Deeper Into Movies: “Hot Tub Time Machine”

Ed. note: Somehow, this never made it out of draft and I’m too sick to write about indie rock. Enjoy.

As a child of the ‘80s and a now-20-something embroiled in the pop cultural nonsense of the ‘00s and ‘10s, Hot Tub Time Machine seemed as custom-made for me as a shit-covered Savile Row suit. On the one hand, it’s as big and broad and dumb a buddy comedy since The Hangover — poop, vomit, sperm and all manner of ejaculatory substances and blowjob jokes play prominent roles here — but on the other, it’s a spot-on homage to the comedic heritage of a bygone decade.

Hot Tub Time Machine, which, like Snakes on a Plane before it, embraces its high concept title with gusto, follows three middle-age burnouts and their tech-savvy nephew on a trip to the site of their youthful glory days, a ski lodge now a shadow of its former booze ‘n’ coke self. After they find a dead raccoon in the hot tub, the titular whirlpool invites them into its golden waters with inexplicable fanfare; like any great ‘80s movie, no one bothers to question the sudden turn of events before the quartet hop in and find themselves transported to 1986 in a strange marriage of Groundhog Day, Back To The Future and Weird Science.

The movie’s best jokes rely on transplanting modern references into the absurdity of the Reagan years, as when Rob Corddry drops a certain modern movie star’s name at a crucial moment during a coke-fueled bedroom romp, but it really is an homage to the era of Weird Science and Porky’s, full of cheesecake, concert scenes and a Crispin “Marty’s Dad” Glover running gag. It barely breathes without acknowledging meta elements, intentional (Glover, the ski lodge as a sideways reference to John Cusack’s ‘80s ski film, Better Off Dead) and not – Lizzy Kaplan, playing a young SPIN writer at the birth of hip-hop (OK, adorbs) is essentially a younger version of Cusack’s last on-screen love interest, 2012’s Amanda Peet. (Not to mention the heroine of show-of-the-millenium Party Down.) The film’s biggest problem is the issue of every clothing item in “1986” coming directly from a 2010 Apparel Apparel rack, but the joke might be on us with that one.
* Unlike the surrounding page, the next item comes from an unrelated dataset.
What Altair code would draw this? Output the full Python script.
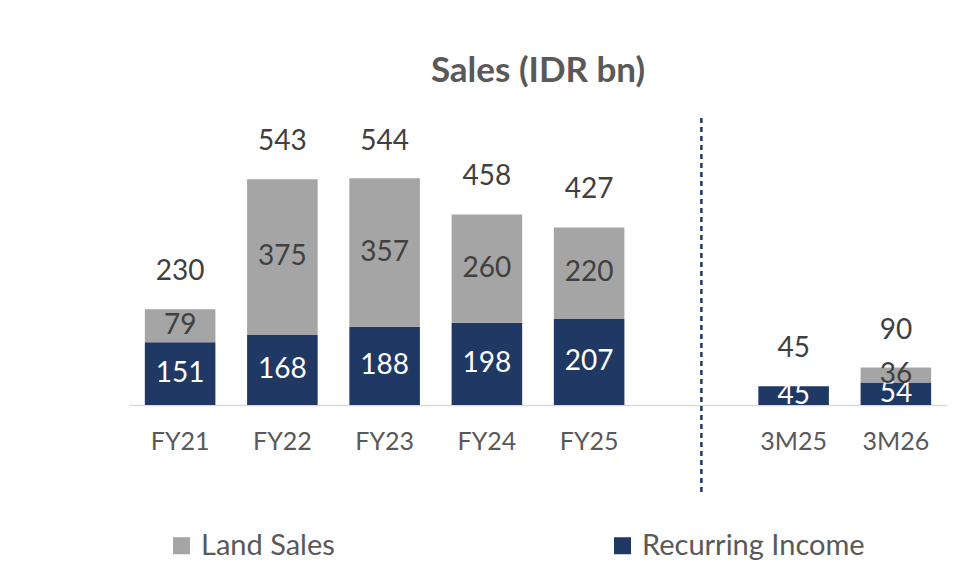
import altair as alt
import pandas as pd

categories = ["FY21", "FY22", "FY23", "FY24", "FY25", " ", "3M25", "3M26"]
bar_categories = ["FY21", "FY22", "FY23", "FY24", "FY25", "3M25", "3M26"]
recurring_income = [151, 168, 188, 198, 207, 45, 54]
land_sales = [79, 375, 357, 260, 220, 0, 36]
totals = [230, 543, 544, 458, 427, 45, 90]
series = ["Land Sales", "Recurring Income"]
colors = ["#A5A5A5", "#1F3864"]
divider = [" "]

rows = []
for c, r, l in zip(bar_categories, recurring_income, land_sales):
    rows.append({"cat": c, "series": "Recurring Income", "value": r, "ord": 0})
    rows.append({"cat": c, "series": "Land Sales", "value": l, "ord": 1})
df = pd.DataFrame(rows)
tot_df = pd.DataFrame({"cat": bar_categories, "total": totals})
div_df = pd.DataFrame({"cat": divider})

FONT = "Lato"
xscale = alt.Scale(domain=categories, paddingInner=0.31, paddingOuter=0.155)
yscale = alt.Scale(domain=[0, 690])
xaxis = alt.Axis(title=None, labelFont=FONT, labelFontSize=25, labelColor="#595959",
                 labelPadding=24, ticks=False, domainColor="#D9D9D9", domainWidth=1.5,
                 labelAngle=0)

bars = alt.Chart(df).mark_bar().encode(
    x=alt.X("cat:N", scale=xscale, axis=xaxis),
    y=alt.Y("value:Q", stack="zero", scale=yscale, axis=None),
    color=alt.Color("series:N", scale=alt.Scale(domain=series, range=colors),
                    legend=alt.Legend(title=None, orient="none", legendX=38, legendY=413,
                                      direction="horizontal", labelFont=FONT,
                                      labelFontSize=29, labelColor="#595959",
                                      symbolType="square", symbolSize=289,
                                      symbolStrokeWidth=0, columnPadding=273,
                                      labelOffset=5, labelLimit=400)),
    order=alt.Order("ord:Q", sort="ascending"),
)

seg_labels = alt.Chart(df).transform_stack(
    stack="value", groupby=["cat"], sort=[alt.SortField("ord", order="ascending")],
    as_=["v0", "v1"]
).transform_calculate(
    mid="(datum.v0 + datum.v1) / 2"
).transform_filter(
    "datum.value > 0"
).mark_text(font=FONT, fontSize=28, baseline="middle").encode(
    x=alt.X("cat:N", scale=xscale),
    y=alt.Y("mid:Q", scale=yscale),
    text=alt.Text("value:Q"),
    color=alt.condition("datum.series == 'Recurring Income'", alt.value("white"), alt.value("#404040")),
)

tot_labels = alt.Chart(tot_df).mark_text(font=FONT, fontSize=28, baseline="middle", dy=-37,
                                         color="#404040").encode(
    x=alt.X("cat:N", scale=xscale),
    y=alt.Y("total:Q", scale=yscale),
    text=alt.Text("total:Q"),
)

rule = alt.Chart(div_df).mark_rule(strokeDash=[5, 4], strokeWidth=2.5, color="#1F3864",
                                   xOffset=10).encode(
    x=alt.X("cat:N", scale=xscale),
    y=alt.value(0),
    y2=alt.value(374),
)

chart = alt.layer(bars, seg_labels, tot_labels, rule).properties(
    width=818, height=287,
    title=alt.TitleParams("Sales (IDR bn)", font=FONT, fontSize=35, fontWeight="bold",
                          color="#595959", anchor="middle", offset=28),
    autosize=alt.AutoSizeParams(type="none"),
    padding={"left": 121, "top": 110, "right": 10, "bottom": 160},
).configure_view(stroke=None)

chart.save("out.html", embed_options={"renderer": "svg", "actions": False})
The film’s all-star cast – John Cusack playing John Cusack, Rob Corddry playing Rob Corddry, Craig Robinson playing Darryl from The Office and Rawkblog hero Clark Duke playing the film’s shy straight man – is in fine form here, and when the group reaches their wish-fulfillment conclusion (an ending only the ‘80s could love), one can’t help but cheer. “We had AIDS and Reagan,” Cusack says at one point of the years he and his friends left behind, but cheer up, John – as Hot Tub Time Machine proves, you had so much more than that. Shia LaBeouf!